Reformation in Christianity and Islam

Reformation in Christianity does not apply for Islam the conditions are totally different.

The Protestant Reformation was a movement in Europe that began with Martin Luther's activities in 1517 and ended with the Peace of Westphalia in 1648.

@ The movement began as an attempt to reform the Catholic Church

Response: Islam does not have a church so this does not apply to Islam.


@ false doctrines and malpractices within the Church, particularly involving the teaching and sale of indulgences.

Response: Islam does not have a church so this does not apply to Islam.

@ Another major contention was the practice of buying and selling church positions (simony) and the tremendous corruption found at the time within the Church's hierarchy. This corruption was systemic at the time, even reaching the position of the Pope.

Response: Islam does not have a church so this does not apply to Islam.

@ On 31 October 1517, in Saxony (in what is now Germany), Martin Luther nailed his Ninety-Five Theses to the door of the Wittenberg Castle Church, which served as a pin board for university-related announcements.

Response: Good for him.

@ The most controversial points centered on the practice of selling indulgences and the Church's policy on purgatory.

Response: Islam does not have a church so this does not apply to Islam.

@ devotion to Mary, the intercession of the saints, most of the sacraments, and the authority of the Pope.

Response: Islam does not have a church so this does not apply to Islam.

@The first of a series of disruptive and new perspectives came from John Wycliffe at Oxford University, then from Jon Huss at the University of Prague. The Catholic Church officially concluded this debate at the Council of Constance (1414–1418). The conclave condemned Jon Huss, who was executed by burning in spite of a promise of safe-conduct. Wycliffe was posthumously burned as a heretic.

Response: Treachery

@ Following the breakdown of monastic institutions and scholasticism in late medieval Europe,

Response: Islam does not have a monastic orders so this does not apply to Islam.

@ The "humanism" of the Renaissance period stimulated unprecedented academic ferment, and a concern for academic freedom. Ongoing, earnest theoretical debates occurred in the universities about the nature of the church, and the source and extent of the authority of the papacy, of councils, and of princes.

Evangelicals denounce "humanism"

@ God was now an unknowable absolute ruler, and religion would be more fervent and emotional.

Response: It took long time to realize that this is in Islam.

@ Humanism's intellectual anti-clericalism would profoundly influence Luther.

Response: Islam does not have clergy

@ that the only true authority is the Bible,

Response: In Islam the Quran.

@ religious tradition (including the Canonization of Saints)

Response: No Canonization of Saints in Islam.

@ Five purposes, though he denied that their succession from the Apostles gave their consecration any special sacramental value. And while Luther rejected many of the Roman Catholic sacraments,

Response: There are no sacraments in Islam.

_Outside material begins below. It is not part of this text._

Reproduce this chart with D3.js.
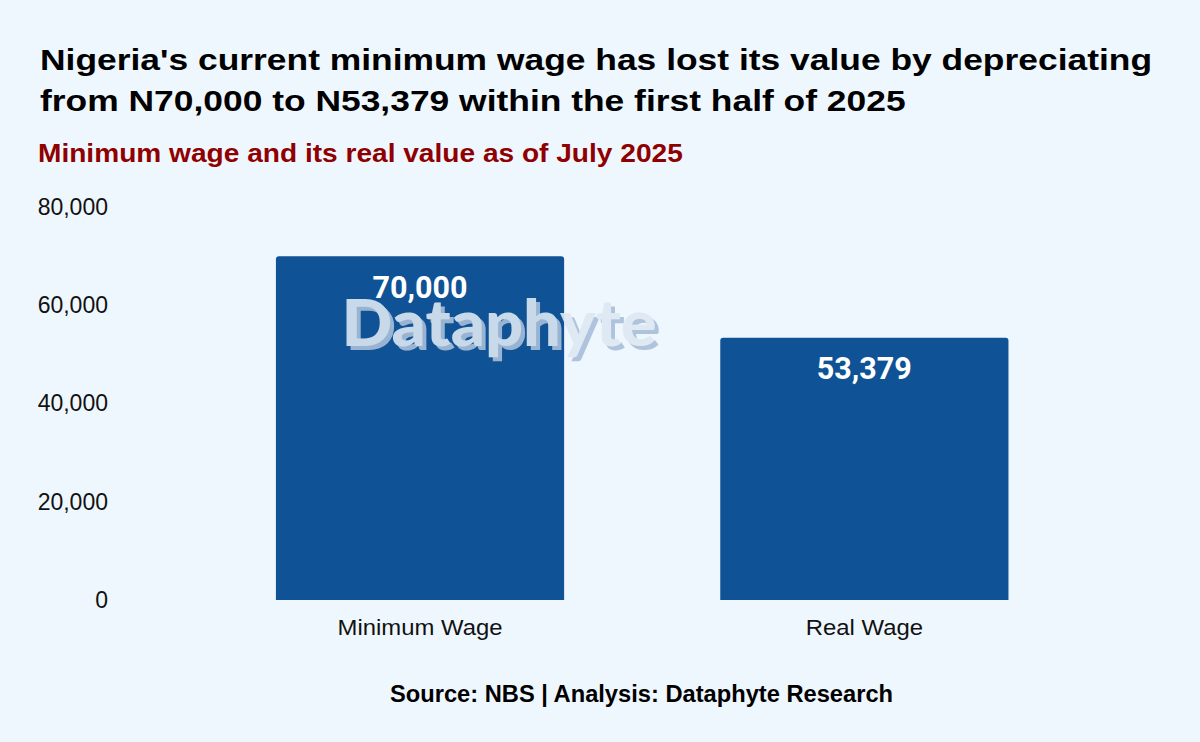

@ well as salvation by grace alone through both faith and good works (as opposed to the Protestant "faith alone") and indulgences, he firmly upheld the sacraments of Baptism and the Eucharist.

@ Islam requires faith and good deeds.

So as a conclusion the Reformation in Christianity does not Apply to Islam. All these clerical issues and dogmas is not in Islam and disjointed.

In Islam there is no pope to reform or a church to reform.